■ Source data:
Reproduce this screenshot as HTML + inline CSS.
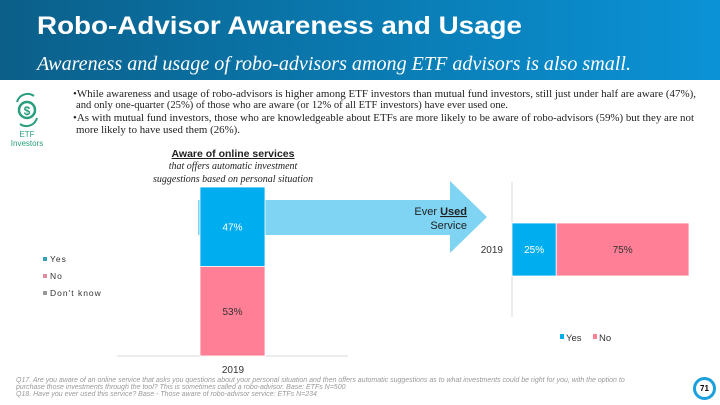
<!DOCTYPE html>
<html><head><meta charset="utf-8"><style>
body{margin:0;width:720px;height:405px;overflow:hidden;background:#fff;font-family:"Liberation Sans",sans-serif;position:relative}
.abs{position:absolute}
</style></head><body>
<div class="abs" style="left:0;top:0;width:720px;height:80px;background:linear-gradient(90deg,#0b5f89,#0a7fb8 60%,#0b92d6)"></div>
<svg class="abs" style="left:0;top:0" width="720" height="140">
<text x="37" y="34" font-size="25" font-weight="bold" fill="#fff" textLength="485" lengthAdjust="spacingAndGlyphs">Robo-Advisor Awareness and Usage</text>
<text x="37" y="70" font-size="20" font-style="italic" font-family="Liberation Serif, serif" fill="#fff" textLength="594" lengthAdjust="spacingAndGlyphs">Awareness and usage of robo-advisors among ETF advisors is also small.</text>
<g font-family="Liberation Serif, serif" font-size="10" fill="#222">
<text x="73" y="97" textLength="623" lengthAdjust="spacingAndGlyphs">•While awareness and usage of robo-advisors is higher among ETF investors than mutual fund investors, still just under half are aware (47%),</text>
<text x="76" y="108" textLength="432" lengthAdjust="spacingAndGlyphs">and only one-quarter (25%) of those who are aware (or 12% of all ETF investors) have ever used one.</text>
<text x="73" y="121" textLength="621" lengthAdjust="spacingAndGlyphs">•As with mutual fund investors, those who are knowledgeable about ETFs are more likely to be aware of robo-advisors (59%) but they are not</text>
<text x="76" y="133" textLength="164" lengthAdjust="spacingAndGlyphs">more likely to have used them (26%).</text>
</g>
</svg>
<svg class="abs" style="left:12px;top:92px" width="30" height="36" viewBox="0 0 30 36"><circle cx="15" cy="18" r="8" fill="none" stroke="#2a9d7f" stroke-width="2.5"/><text x="15" y="23" font-size="12" font-weight="bold" fill="#2a9d7f" text-anchor="middle">$</text><path d="M5 10 A11 11 0 0 1 22 4" fill="none" stroke="#2a9d7f" stroke-width="2"/><path d="M25 26 A11 11 0 0 1 8 32" fill="none" stroke="#2a9d7f" stroke-width="2"/></svg>
<div class="abs" style="left:6px;top:130px;width:42px;text-align:center;color:#2a9d7f;font-size:8px;line-height:9px">ETF<br>Investors</div>
<div class="abs" style="left:138px;top:148px;width:190px;text-align:center;font-size:10.5px;line-height:12px;color:#222"><span style="font-weight:bold;text-decoration:underline">Aware of online services</span><br><i style="font-family:'Liberation Serif',serif;font-size:10px">that offers automatic investment<br>suggestions based on personal situation</i></div>
<svg class="abs" style="left:0;top:0" width="720" height="405" id="svg"></svg>
<div class="abs" style="left:16px;top:377px;font-size:7px;line-height:7px;color:#999;font-style:italic">Q17. Are you aware of an online service that asks you questions about your personal situation and then offers automatic suggestions as to what investments could be right for you, with the option to<br>purchase those investments through the tool? This is sometimes called a robo-advisor. Base: ETFs N=500<br>Q18. Have you ever used this service? Base - Those aware of robo-advisor service: ETFs N=234</div>
<div class="abs" style="left:693px;top:377px;width:17px;height:17px;border:3px solid #1aa0dc;border-radius:50%;font-size:8px;font-weight:bold;text-align:center;line-height:17px;box-sizing:content-box">71</div>
<script>
const awareCats=['Yes','No'];
const awareVals=[47,53];
const usedCats=['Yes','No'];
const usedVals=[25,75];
const year='2019';
const colors={Yes:'#00aeef',No:'#ff7f96'};
const NS='http://www.w3.org/2000/svg';
const svg=document.getElementById('svg');
function mk(t,a,txt){const e=document.createElementNS(NS,t);for(const k in a)e.setAttribute(k,a[k]);if(txt!==undefined)e.textContent=txt;svg.appendChild(e);return e;}
// arrow
let ar=mk('polygon',{points:'198,200 450,200 450,181 487,217 450,253 450,235 198,235',fill:'#7fd4f4'});


let t1=mk('text',{x:467,y:215,'font-size':11,'text-anchor':'end',fill:'#222'},'');
t1.innerHTML='Ever <tspan font-weight="bold" text-decoration="underline">Used</tspan>';


let t2=mk('text',{x:467,y:229,'font-size':11,'text-anchor':'end',fill:'#222'},'Service');


// left stacked column
const lTop=187,lBot=356;
const ly=v=>lBot-(v/100)*(lBot-lTop);
let l=mk('line',{x1:117,y1:356,x2:348,y2:356,stroke:'#d9d9d9'});


let cum=0;
awareCats.forEach((c,i)=>{const v=awareVals[i];const y0=ly(100-cum),y1=ly(100-cum-v);
 const r=mk('rect',{x:200,y:y0,width:65,height:y1-y0,fill:colors[c],stroke:'#fff','stroke-width':0.8});
 
 
 const t=mk('text',{x:232.5,y:(y0+y1)/2+4,'font-size':10,'text-anchor':'middle',fill:c==='Yes'?'#fff':'#333'},v+'%');
 
 
 cum+=v;});
let yl=mk('text',{x:233,y:373,'font-size':10,'text-anchor':'middle',fill:'#333'},year);


// left legend
[['Yes','#3a9fb5'],['No','#e08aa0'],["Don't know",'#999']].forEach((d,i)=>{
 const y=261+i*17;
 const s=mk('rect',{x:43,y:y-4,width:4,height:4,fill:d[1]});
 
 
 const t=mk('text',{x:50,y:y+1,'font-size':8.5,fill:'#333','letter-spacing':'1'},d[0]);
 
 });
// right horizontal stacked bar
const rx0=512,rx1=689;
const rx=v=>rx0+(v/100)*(rx1-rx0);
let ra=mk('line',{x1:512,y1:182,x2:512,y2:317,stroke:'#d9d9d9'});


cum=0;
usedCats.forEach((c,i)=>{const v=usedVals[i];const x0=rx(cum),x1=rx(cum+v);
 const r=mk('rect',{x:x0,y:223,width:x1-x0,height:53,fill:colors[c],stroke:'#fff','stroke-width':0.8});
 
 
 const t=mk('text',{x:(x0+x1)/2,y:253,'font-size':10,'text-anchor':'middle',fill:c==='Yes'?'#fff':'#333'},v+'%');
 
 
 cum+=v;});
let ry=mk('text',{x:503,y:253,'font-size':10,'text-anchor':'end',fill:'#333'},year);


[['Yes',560],['No',593]].forEach(d=>{
 const s=mk('rect',{x:d[1],y:334,width:4,height:5,fill:colors[d[0]]});
 
 
 const t=mk('text',{x:d[1]+6,y:341,'font-size':9.5,fill:'#333'},d[0]);
 
 });
</script>
</body></html>
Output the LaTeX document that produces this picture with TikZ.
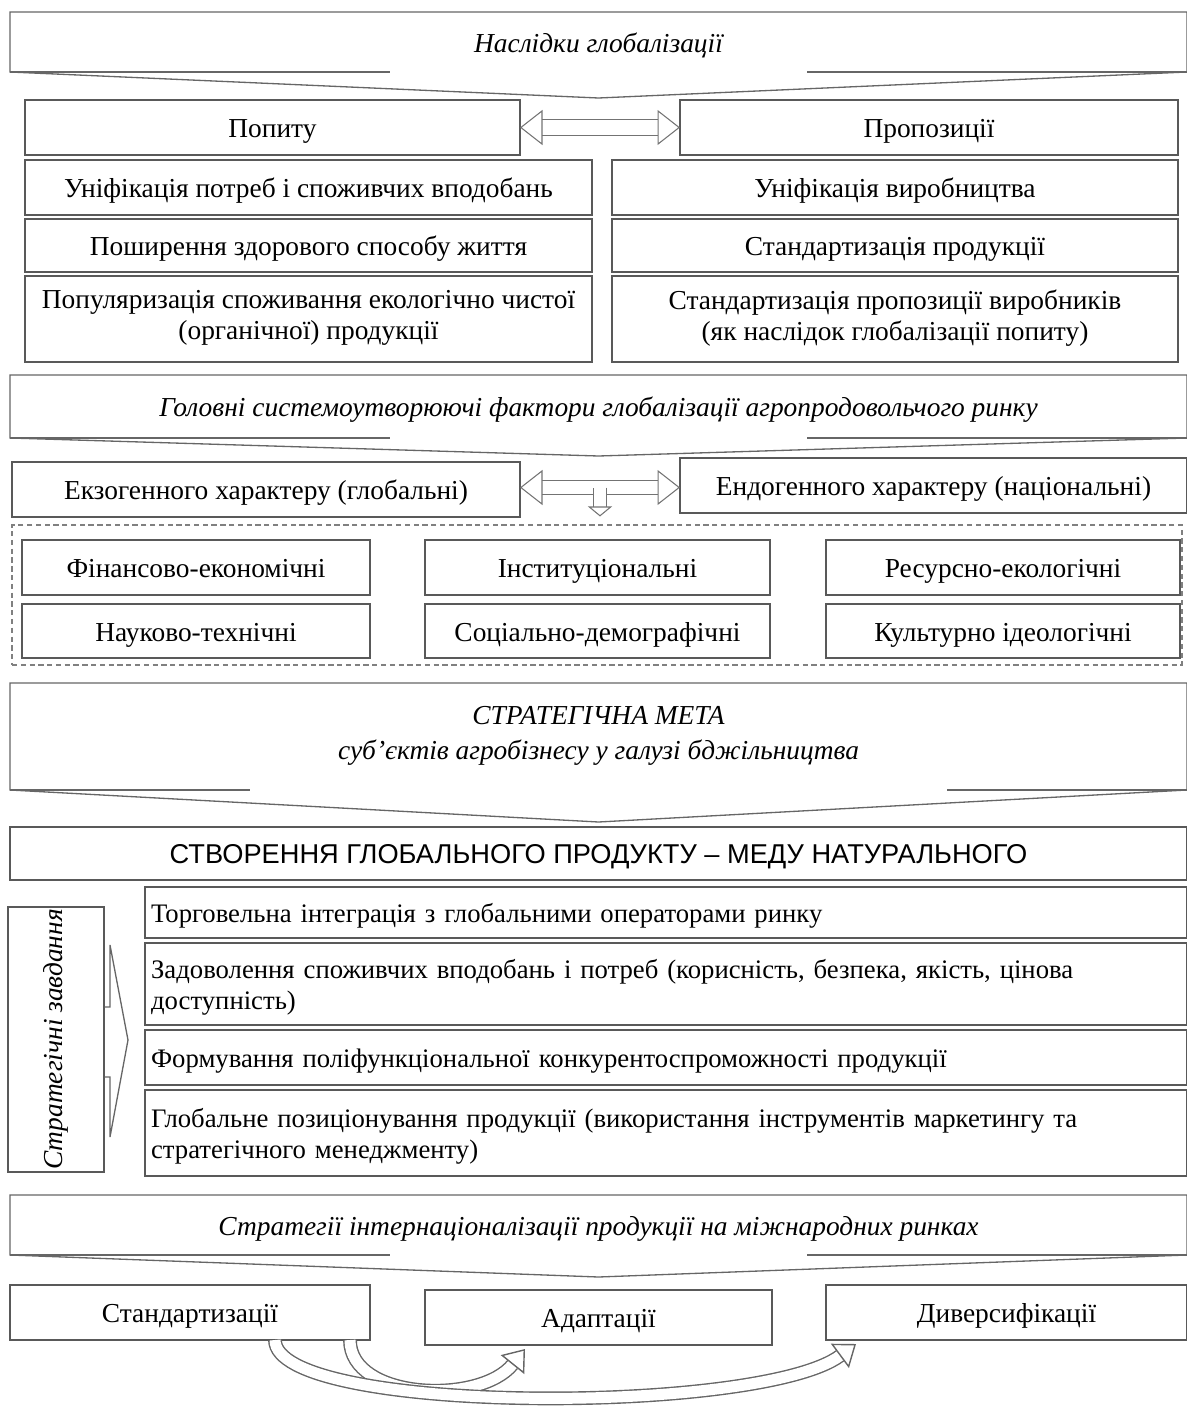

■ The exercise:
Scan the records for the string "document". Copy each line in which it appears.

■ Full solution:
const svg=document.getElementById('svg');
function mk(t,a,txt){const e=document.createElementNS(NS,t);for(const k in a)e.setAttribute(k,a[k]);if(txt!==undefined)e.textContent=txt;svg.appendChild(e);return e;}
Output the LaTeX document that produces this picture with TikZ.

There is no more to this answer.